§ Problem statement
Only the lines from the start of the data through the line with "plt.rcParams['font.family'] = ['Lato', 'DejaVu" belong in the copy. Restate them word for word, minus the pictures.

§ Information supplied
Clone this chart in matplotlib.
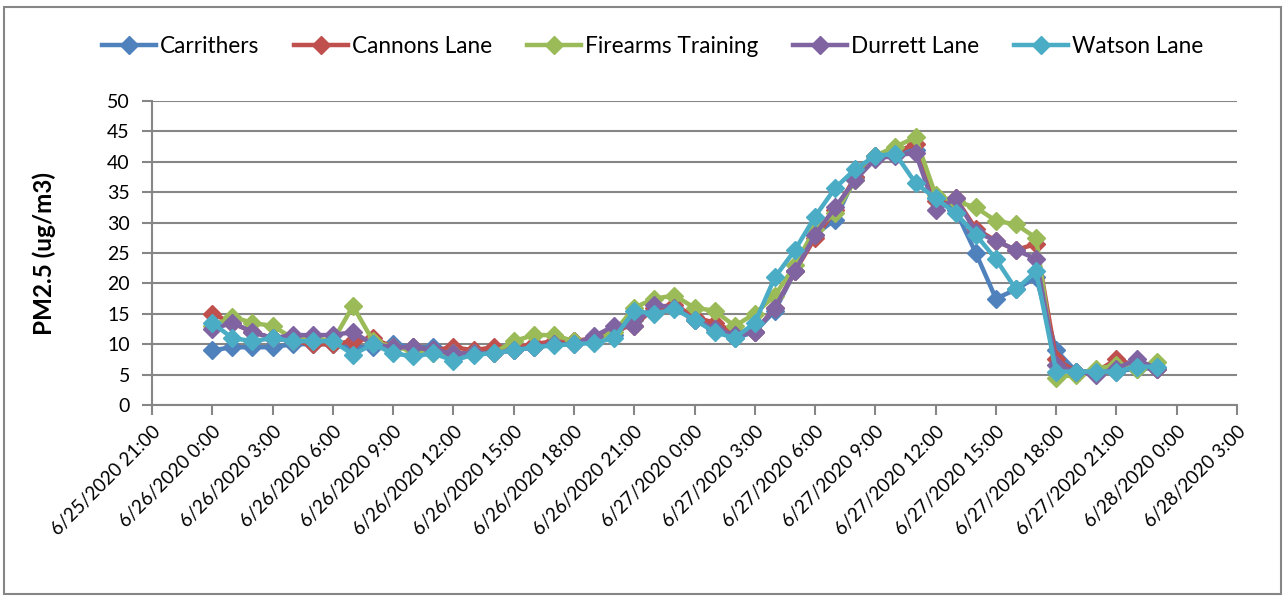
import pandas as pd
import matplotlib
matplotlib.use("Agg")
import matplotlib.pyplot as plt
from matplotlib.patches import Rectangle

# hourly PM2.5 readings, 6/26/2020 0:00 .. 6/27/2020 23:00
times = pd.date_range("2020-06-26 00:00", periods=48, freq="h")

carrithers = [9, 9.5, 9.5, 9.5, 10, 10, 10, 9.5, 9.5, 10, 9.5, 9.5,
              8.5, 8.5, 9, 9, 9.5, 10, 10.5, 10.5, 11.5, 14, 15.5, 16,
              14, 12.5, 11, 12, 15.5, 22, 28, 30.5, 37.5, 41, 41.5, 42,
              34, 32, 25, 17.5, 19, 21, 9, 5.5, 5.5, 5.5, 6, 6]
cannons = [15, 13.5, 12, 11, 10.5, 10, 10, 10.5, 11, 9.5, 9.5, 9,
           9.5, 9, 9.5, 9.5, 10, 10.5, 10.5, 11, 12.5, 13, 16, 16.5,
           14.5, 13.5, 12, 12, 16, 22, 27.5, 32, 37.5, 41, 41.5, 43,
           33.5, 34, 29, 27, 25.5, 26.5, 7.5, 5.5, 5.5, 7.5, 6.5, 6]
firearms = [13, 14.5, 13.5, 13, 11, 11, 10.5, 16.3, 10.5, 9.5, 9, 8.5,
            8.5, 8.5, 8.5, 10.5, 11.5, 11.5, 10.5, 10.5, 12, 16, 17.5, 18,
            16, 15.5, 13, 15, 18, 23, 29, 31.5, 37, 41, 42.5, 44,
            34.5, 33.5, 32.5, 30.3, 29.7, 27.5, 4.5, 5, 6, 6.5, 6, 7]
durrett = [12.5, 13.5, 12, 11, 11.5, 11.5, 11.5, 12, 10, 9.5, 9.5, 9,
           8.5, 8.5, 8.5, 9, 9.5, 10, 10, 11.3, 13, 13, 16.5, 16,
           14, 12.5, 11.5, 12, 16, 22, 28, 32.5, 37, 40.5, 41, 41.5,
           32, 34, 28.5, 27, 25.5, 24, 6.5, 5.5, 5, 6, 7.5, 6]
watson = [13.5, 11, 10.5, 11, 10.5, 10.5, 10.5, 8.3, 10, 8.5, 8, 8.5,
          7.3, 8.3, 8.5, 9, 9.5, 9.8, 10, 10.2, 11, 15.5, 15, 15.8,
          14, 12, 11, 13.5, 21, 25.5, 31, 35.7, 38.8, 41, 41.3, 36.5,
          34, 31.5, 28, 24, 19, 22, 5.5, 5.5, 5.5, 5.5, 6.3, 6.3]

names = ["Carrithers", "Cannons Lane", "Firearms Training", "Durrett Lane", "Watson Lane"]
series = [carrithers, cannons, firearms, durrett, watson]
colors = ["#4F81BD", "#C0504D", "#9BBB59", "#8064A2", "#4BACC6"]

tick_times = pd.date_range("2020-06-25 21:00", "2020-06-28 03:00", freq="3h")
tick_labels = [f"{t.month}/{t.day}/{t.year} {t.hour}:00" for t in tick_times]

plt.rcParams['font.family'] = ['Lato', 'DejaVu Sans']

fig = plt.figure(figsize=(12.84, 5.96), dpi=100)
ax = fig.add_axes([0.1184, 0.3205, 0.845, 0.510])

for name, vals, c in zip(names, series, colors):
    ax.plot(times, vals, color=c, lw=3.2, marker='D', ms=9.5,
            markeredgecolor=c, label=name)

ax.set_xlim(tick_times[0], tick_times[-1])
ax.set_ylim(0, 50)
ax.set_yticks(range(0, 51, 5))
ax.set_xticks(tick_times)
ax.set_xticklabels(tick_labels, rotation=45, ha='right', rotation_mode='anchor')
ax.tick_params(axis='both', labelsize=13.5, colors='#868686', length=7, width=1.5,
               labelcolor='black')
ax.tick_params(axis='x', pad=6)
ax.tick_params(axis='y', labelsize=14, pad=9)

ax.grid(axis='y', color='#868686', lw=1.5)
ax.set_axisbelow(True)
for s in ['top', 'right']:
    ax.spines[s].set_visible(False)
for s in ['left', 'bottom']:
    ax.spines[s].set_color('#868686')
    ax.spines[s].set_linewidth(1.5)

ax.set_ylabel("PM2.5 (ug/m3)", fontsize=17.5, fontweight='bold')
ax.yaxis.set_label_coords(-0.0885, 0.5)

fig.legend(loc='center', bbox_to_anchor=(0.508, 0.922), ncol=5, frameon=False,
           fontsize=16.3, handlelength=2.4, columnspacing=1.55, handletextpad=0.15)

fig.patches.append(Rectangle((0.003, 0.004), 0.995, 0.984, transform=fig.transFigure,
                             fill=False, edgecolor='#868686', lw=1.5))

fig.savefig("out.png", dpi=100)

§ Complete answer
Clone this chart in matplotlib.
import pandas as pd
import matplotlib
matplotlib.use("Agg")
import matplotlib.pyplot as plt
from matplotlib.patches import Rectangle

# hourly PM2.5 readings, 6/26/2020 0:00 .. 6/27/2020 23:00
times = pd.date_range("2020-06-26 00:00", periods=48, freq="h")

carrithers = [9, 9.5, 9.5, 9.5, 10, 10, 10, 9.5, 9.5, 10, 9.5, 9.5,
              8.5, 8.5, 9, 9, 9.5, 10, 10.5, 10.5, 11.5, 14, 15.5, 16,
              14, 12.5, 11, 12, 15.5, 22, 28, 30.5, 37.5, 41, 41.5, 42,
              34, 32, 25, 17.5, 19, 21, 9, 5.5, 5.5, 5.5, 6, 6]
cannons = [15, 13.5, 12, 11, 10.5, 10, 10, 10.5, 11, 9.5, 9.5, 9,
           9.5, 9, 9.5, 9.5, 10, 10.5, 10.5, 11, 12.5, 13, 16, 16.5,
           14.5, 13.5, 12, 12, 16, 22, 27.5, 32, 37.5, 41, 41.5, 43,
           33.5, 34, 29, 27, 25.5, 26.5, 7.5, 5.5, 5.5, 7.5, 6.5, 6]
firearms = [13, 14.5, 13.5, 13, 11, 11, 10.5, 16.3, 10.5, 9.5, 9, 8.5,
            8.5, 8.5, 8.5, 10.5, 11.5, 11.5, 10.5, 10.5, 12, 16, 17.5, 18,
            16, 15.5, 13, 15, 18, 23, 29, 31.5, 37, 41, 42.5, 44,
            34.5, 33.5, 32.5, 30.3, 29.7, 27.5, 4.5, 5, 6, 6.5, 6, 7]
durrett = [12.5, 13.5, 12, 11, 11.5, 11.5, 11.5, 12, 10, 9.5, 9.5, 9,
           8.5, 8.5, 8.5, 9, 9.5, 10, 10, 11.3, 13, 13, 16.5, 16,
           14, 12.5, 11.5, 12, 16, 22, 28, 32.5, 37, 40.5, 41, 41.5,
           32, 34, 28.5, 27, 25.5, 24, 6.5, 5.5, 5, 6, 7.5, 6]
watson = [13.5, 11, 10.5, 11, 10.5, 10.5, 10.5, 8.3, 10, 8.5, 8, 8.5,
          7.3, 8.3, 8.5, 9, 9.5, 9.8, 10, 10.2, 11, 15.5, 15, 15.8,
          14, 12, 11, 13.5, 21, 25.5, 31, 35.7, 38.8, 41, 41.3, 36.5,
          34, 31.5, 28, 24, 19, 22, 5.5, 5.5, 5.5, 5.5, 6.3, 6.3]

names = ["Carrithers", "Cannons Lane", "Firearms Training", "Durrett Lane", "Watson Lane"]
series = [carrithers, cannons, firearms, durrett, watson]
colors = ["#4F81BD", "#C0504D", "#9BBB59", "#8064A2", "#4BACC6"]

tick_times = pd.date_range("2020-06-25 21:00", "2020-06-28 03:00", freq="3h")
tick_labels = [f"{t.month}/{t.day}/{t.year} {t.hour}:00" for t in tick_times]

plt.rcParams['font.family'] = ['Lato', 'DejaVu Sans']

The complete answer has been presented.